Aussi, la pratique continue de s’institutionnaliser tant à l’intérieur qu’à l’extérieur du pays. En 2004 est née la Fédération internationale du zurkhaneh (IZSF) dont le rôle est d’assurer la promotion du sport, et de ses « valeurs morales », sur tous les continents. Ainsi des structures sont nées un peu partout dans le monde, mais a priori pas en France. Londres en revanche dispose, depuis plus d’une vingtaine d’années, d’un gymnase où 30 à 40 personnes se retrouvent chaque soir. Parmi eux Amir Etemadi, contacté par téléphone, qui nous assure être un habitué.
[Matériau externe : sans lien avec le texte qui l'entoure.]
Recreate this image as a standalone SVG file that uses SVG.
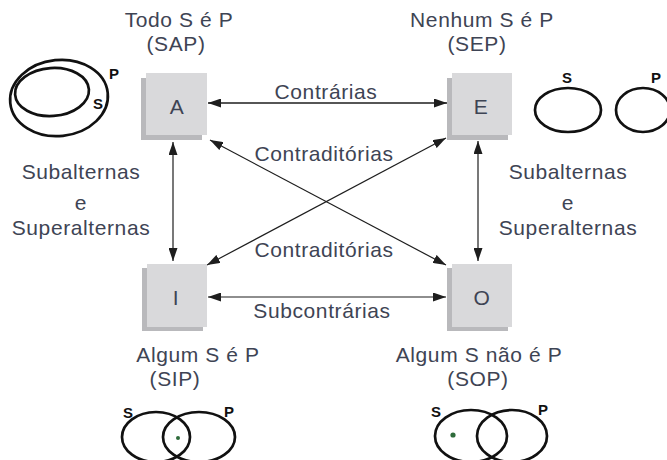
<svg xmlns="http://www.w3.org/2000/svg" width="667" height="460" viewBox="0 0 667 460">
<style>
.t{font-family:"Liberation Sans",Arial,sans-serif;font-size:21px;letter-spacing:0.6px;fill:#3e4454;text-anchor:middle}
.box{fill:#d9d9db}
.sh{fill:#b9b9bc}
.ln{stroke:#1e1e1e;stroke-width:1.2;fill:none;marker-start:url(#ah);marker-end:url(#ah)}
.v{fill:none;stroke:#111;stroke-width:2.7}
.vl{font-family:"Liberation Sans",Arial,sans-serif;font-weight:bold;font-size:15px;fill:#111;text-anchor:middle}
</style>
<defs>
<marker id="ah" viewBox="0 0 13 9" refX="13" refY="4.5" markerWidth="13" markerHeight="9" markerUnits="userSpaceOnUse" orient="auto-start-reverse">
<path d="M0,0 L13,4.5 L0,9 Z" fill="#1e1e1e"/>
</marker>
</defs>
<rect width="667" height="460" fill="#fff"/>

<g id="connectors">
<line class="ln" x1="208" y1="103" x2="447" y2="103" style="stroke-width:1.6"/>
<line class="ln" x1="208" y1="297" x2="446" y2="297"/>
<line class="ln" x1="173" y1="142" x2="173" y2="261"/>
<line class="ln" x1="478" y1="141" x2="478" y2="261"/>
<line class="ln" x1="210" y1="140" x2="446" y2="265"/>
<line class="ln" x1="446" y1="138" x2="207" y2="265"/>
</g>

<g id="A">
<rect class="sh" x="141" y="78" width="61" height="62"/>
<rect class="box" x="146" y="73" width="61" height="62"/>
<text class="t" x="177" y="114">A</text>
</g>
<g id="E">
<rect class="sh" x="447" y="78" width="61" height="62"/>
<rect class="box" x="452" y="73" width="60" height="62"/>
<text class="t" x="481" y="114">E</text>
</g>
<g id="I">
<rect class="sh" x="142" y="268" width="61" height="63"/>
<rect class="box" x="147" y="264" width="60" height="63"/>
<text class="t" x="176" y="305">I</text>
</g>
<g id="O">
<rect class="sh" x="447" y="268" width="61" height="63"/>
<rect class="box" x="452" y="264" width="60" height="63"/>
<text class="t" x="482" y="305">O</text>
</g>

<g id="labels">
<text class="t"><tspan x="179" y="27">Todo S é P</tspan><tspan x="176" y="51">(SAP)</tspan></text>
<text class="t"><tspan x="482" y="27">Nenhum S é P</tspan><tspan x="477" y="51">(SEP)</tspan></text>
<text class="t" x="326" y="99">Contrárias</text>
<text class="t" x="324" y="161">Contraditórias</text>
<text class="t" x="324" y="257">Contraditórias</text>
<text class="t" x="322" y="318">Subcontrárias</text>
<text class="t"><tspan x="81" y="179">Subalternas</tspan><tspan x="81" y="210">e</tspan><tspan x="81" y="235">Superalternas</tspan></text>
<text class="t"><tspan x="568" y="179">Subalternas</tspan><tspan x="568" y="210">e</tspan><tspan x="568" y="235">Superalternas</tspan></text>
<text class="t"><tspan x="198" y="362">Algum S é P</tspan><tspan x="175" y="386">(SIP)</tspan></text>
<text class="t"><tspan x="479" y="362">Algum S não é P</tspan><tspan x="478" y="386">(SOP)</tspan></text>
</g>

<g id="venn-SAP">
<ellipse class="v" cx="59" cy="98" rx="49" ry="38" transform="rotate(-6 59 98)"/>
<ellipse class="v" cx="52" cy="92" rx="37" ry="24" transform="rotate(-4 52 92)"/>
<text class="vl" x="114" y="79">P</text>
<text class="vl" x="98" y="109">S</text>
</g>
<g id="venn-SEP">
<ellipse class="v" cx="568" cy="110" rx="33" ry="22"/>
<ellipse class="v" cx="643" cy="110" rx="27" ry="22"/>
<text class="vl" x="567" y="83">S</text>
<text class="vl" x="656" y="83">P</text>
</g>
<g id="venn-SIP">
<ellipse class="v" cx="156" cy="437" rx="34" ry="25"/>
<ellipse class="v" cx="199" cy="437" rx="36" ry="25"/>
<circle cx="178" cy="438" r="2" fill="#2e6b3a"/>
<text class="vl" x="128" y="418">S</text>
<text class="vl" x="229" y="417">P</text>
</g>
<g id="venn-SOP">
<ellipse class="v" cx="471" cy="436" rx="36" ry="26"/>
<ellipse class="v" cx="512" cy="436" rx="35" ry="26"/>
<circle cx="453" cy="435" r="2.6" fill="#2e6b3a"/>
<text class="vl" x="436" y="417">S</text>
<text class="vl" x="543" y="415">P</text>
</g>
</svg>
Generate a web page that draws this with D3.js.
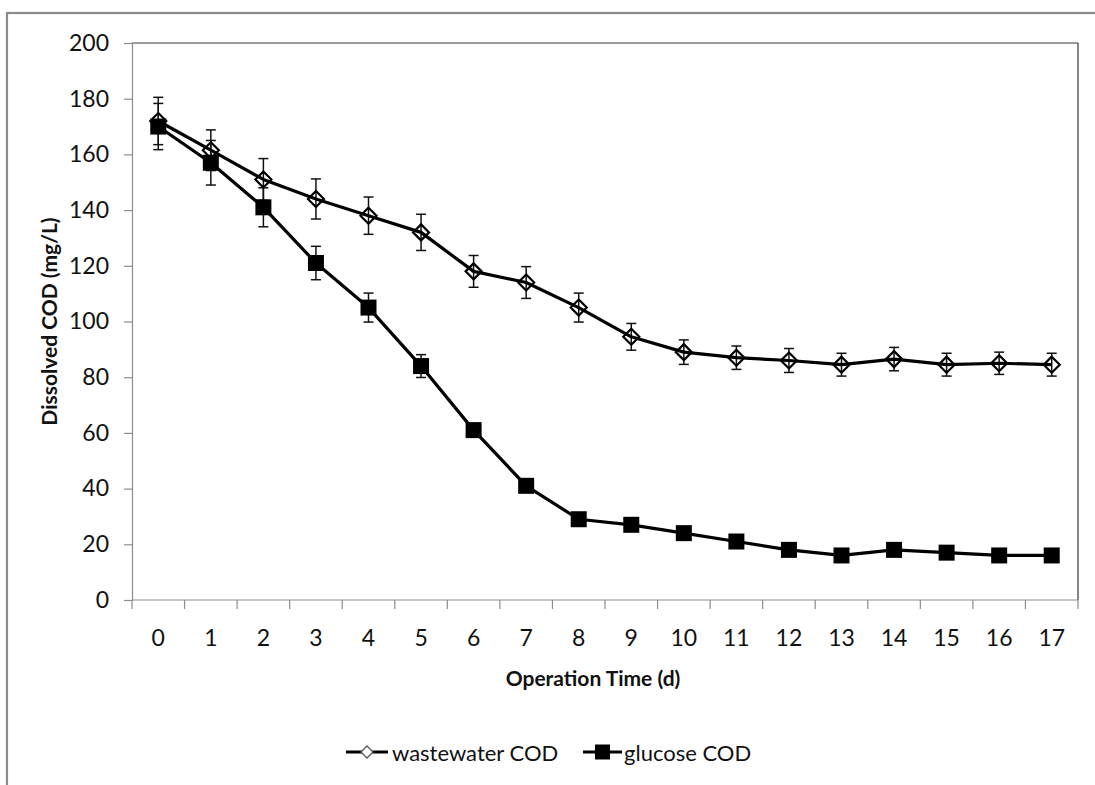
<!DOCTYPE html>
<html>
<head>
<meta charset="utf-8">
<script src="https://cdn.jsdelivr.net/npm/d3@7"></script>
<style>
  html, body { margin: 0; padding: 0; background: #fff; }
  svg { display: block; font-family: Lato, "Open Sans", sans-serif; }
</style>
</head>
<body>
<svg id="chart" width="1095" height="785"></svg>
<script>
// Operation days (categories)
const days = ["0","1","2","3","4","5","6","7","8","9","10","11","12","13","14","15","16","17"];
// Dissolved COD, mg/L
const wastewaterCOD = [172, 161.5, 151, 144, 138, 132, 118, 114, 105, 94.5, 89, 87, 86, 84.5, 86.5, 84.5, 85, 84.5];
const wastewaterErr = [8.5, 7.3, 7.5, 7.2, 6.7, 6.5, 5.7, 5.7, 5.2, 4.8, 4.4, 4.2, 4.3, 4.1, 4.2, 4.1, 4, 4.1];
const glucoseCOD = [170, 157, 141, 121, 105, 84, 61, 41, 29, 27, 24, 21, 18, 16, 18, 17, 16, 16];
const glucoseErr = [8.3, 8, 7, 6, 5.2, 4.1, 2, 1.5, 1.5, 1, 1, 1, 1, 1, 1, 1, 1, 1];
const yTicks = [0, 20, 40, 60, 80, 100, 120, 140, 160, 180, 200];

const svg = d3.select("#chart");
const plot = { left: 132, right: 1078, top: 43, bottom: 600 };

// outer chart frame
svg.append("rect")
  .attr("x", 7).attr("y", 13).attr("width", 1110).attr("height", 800)
  .attr("fill", "none").attr("stroke", "#8a8a8a").attr("stroke-width", 2.2);

const x = d3.scaleBand().domain(days).range([plot.left, plot.right]).padding(0);
const y = d3.scaleLinear().domain([0, 200]).range([plot.bottom, plot.top]);

// plot-area border (top and right)
svg.append("line")
  .attr("x1", plot.left).attr("x2", plot.right).attr("y1", plot.top).attr("y2", plot.top)
  .attr("stroke", "#7a7a7a").attr("stroke-width", 1.6);
svg.append("line")
  .attr("x1", plot.right).attr("x2", plot.right).attr("y1", plot.top).attr("y2", plot.bottom)
  .attr("stroke", "#333").attr("stroke-width", 1.2);

// y axis
const yAxis = svg.append("g")
  .attr("transform", `translate(${plot.left},0)`)
  .call(d3.axisLeft(y).tickValues(yTicks).tickSize(8).tickPadding(15));
yAxis.select(".domain").attr("stroke", "#8c8c8c").attr("stroke-width", 1.2);
yAxis.selectAll(".tick line").attr("stroke", "#8c8c8c").attr("stroke-width", 1.2);
yAxis.selectAll(".tick text").attr("font-size", 23).attr("fill", "#111")
  .attr("font-family", "Lato, sans-serif");

// x axis: ticks between categories, labels centred in bands
const xAxisG = svg.append("g").attr("transform", `translate(0,${plot.bottom})`);
xAxisG.append("line")
  .attr("x1", plot.left).attr("x2", plot.right).attr("y1", 0).attr("y2", 0)
  .attr("stroke", "#8c8c8c").attr("stroke-width", 1.2);
const bounds = days.map(d => x(d)).concat([plot.right]);
xAxisG.selectAll("line.tk").data(bounds).join("line").attr("class", "tk")
  .attr("x1", d => d).attr("x2", d => d).attr("y1", 0).attr("y2", 9)
  .attr("stroke", "#8c8c8c").attr("stroke-width", 1.2);
xAxisG.selectAll("text").data(days).join("text")
  .attr("x", d => x(d) + x.bandwidth() / 2).attr("y", 46)
  .attr("text-anchor", "middle").attr("font-size", 23).attr("fill", "#111")
  .text(d => d);

// axis titles
svg.append("text")
  .attr("x", 593).attr("y", 686).attr("text-anchor", "middle")
  .attr("font-size", 21).attr("font-weight", "bold").attr("fill", "#111")
  .text("Operation Time (d)");
svg.append("text")
  .attr("transform", `translate(57,${(plot.top + plot.bottom) / 2}) rotate(-90)`)
  .attr("text-anchor", "middle")
  .attr("font-size", 21).attr("font-weight", "bold").attr("fill", "#111")
  .text("Dissolved COD (mg/L)");

const cx = d => x(d) + x.bandwidth() / 2;
const series = [
  { name: "wastewater COD", values: wastewaterCOD, err: wastewaterErr, marker: "diamond" },
  { name: "glucose COD", values: glucoseCOD, err: glucoseErr, marker: "square" }
];

const diamondPath = s => `M0,${-s}L${s},0L0,${s}L${-s},0Z`;

series.forEach(s => {
  const g = svg.append("g");
  const pts = days.map((d, i) => ({ d, v: s.values[i], e: s.err[i] }));

  // error bars
  const eb = g.append("g").attr("stroke", "#111").attr("stroke-width", 1.5);
  pts.forEach(p => {
    const X = cx(p.d);
    eb.append("line").attr("x1", X).attr("x2", X).attr("y1", y(p.v + p.e)).attr("y2", y(p.v - p.e));
    eb.append("line").attr("x1", X - 5).attr("x2", X + 5).attr("y1", y(p.v + p.e)).attr("y2", y(p.v + p.e));
    eb.append("line").attr("x1", X - 5).attr("x2", X + 5).attr("y1", y(p.v - p.e)).attr("y2", y(p.v - p.e));
  });

  // series line
  g.append("path").datum(pts)
    .attr("d", d3.line().x(p => cx(p.d)).y(p => y(p.v)))
    .attr("fill", "none").attr("stroke", "#000").attr("stroke-width", 3.2)
    .attr("stroke-linejoin", "round");

  // markers
  if (s.marker === "diamond") {
    g.selectAll("path.mk").data(pts).join("path").attr("class", "mk")
      .attr("transform", p => `translate(${cx(p.d)},${y(p.v)})`)
      .attr("d", diamondPath(8))
      .attr("fill", "none").attr("stroke", "#000").attr("stroke-width", 2.2);
  } else {
    g.selectAll("rect.mk").data(pts).join("rect").attr("class", "mk")
      .attr("x", p => cx(p.d) - 8).attr("y", p => y(p.v) - 8)
      .attr("width", 16).attr("height", 16).attr("fill", "#000");
  }
});

// legend
const legY = 752;
const leg1 = svg.append("g");
leg1.append("line").attr("x1", 346).attr("x2", 388).attr("y1", legY).attr("y2", legY)
  .attr("stroke", "#000").attr("stroke-width", 3.2);
leg1.append("path").attr("transform", `translate(367,${legY})`).attr("d", diamondPath(6))
  .attr("fill", "#fff").attr("stroke", "#555").attr("stroke-width", 1.3);
leg1.append("text").attr("x", 392).attr("y", legY + 9).attr("font-size", 22).attr("fill", "#111")
  .text("wastewater COD");

const leg2 = svg.append("g");
leg2.append("line").attr("x1", 583).attr("x2", 622).attr("y1", legY).attr("y2", legY)
  .attr("stroke", "#000").attr("stroke-width", 3.2);
leg2.append("rect").attr("x", 595).attr("y", legY - 7.5).attr("width", 15).attr("height", 15).attr("fill", "#000");
leg2.append("text").attr("x", 624).attr("y", legY + 9).attr("font-size", 22).attr("fill", "#111")
  .text("glucose COD");
</script>
</body>
</html>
Ce jeune homme de 29 ans, qui se décrit volontiers comme un « conservateur » et répète à plusieurs reprises l’importance de savoir qui était Ali, est manager commercial la journée et pahlavân le soir. Pratiquant plusieurs sports de combat (boxe, UFC), Amir s’y rend au moins une fois par semaine. Pour lui, le zurkhaneh est « vraiment vital. J’y apprends la vie au contact des anciens, des bons amis. Il a fait de moi un meilleur homme, plus généreux. » L’entendre ne fait que renforcer cette impression : les « chevaliers » iraniens et leurs zurkhaneh ont encore quelques siècles d’existence devant eux.
1 : En épousant Fatima, Ali (600-661) devient le gendre du Prophète Mahomet. À la mort de ce dernier, beaucoup de musulmans voyaient en Ali le successeur naturel du Prophète, plutôt qu’Abou Bakr, devenu le premier calife. Ce schisme donnera naissance aux deux courants principaux de l’islam : le sunnisme, ultra majoritaire aujourd’hui dans le monde, et le chiisme.
2 : Si Ali est considéré comme le premier imam chiite, Hussein (626-680), fils d’Ali, en est le troisième. En 680, ses compagnons et lui sont massacrés à Kerbala en Irak par le califat omeyyade. Cet événement participera au culte du martyr du chiisme. La bataille de Kerbala est commémorée chaque année en Iran lors de l’ « Achoura ».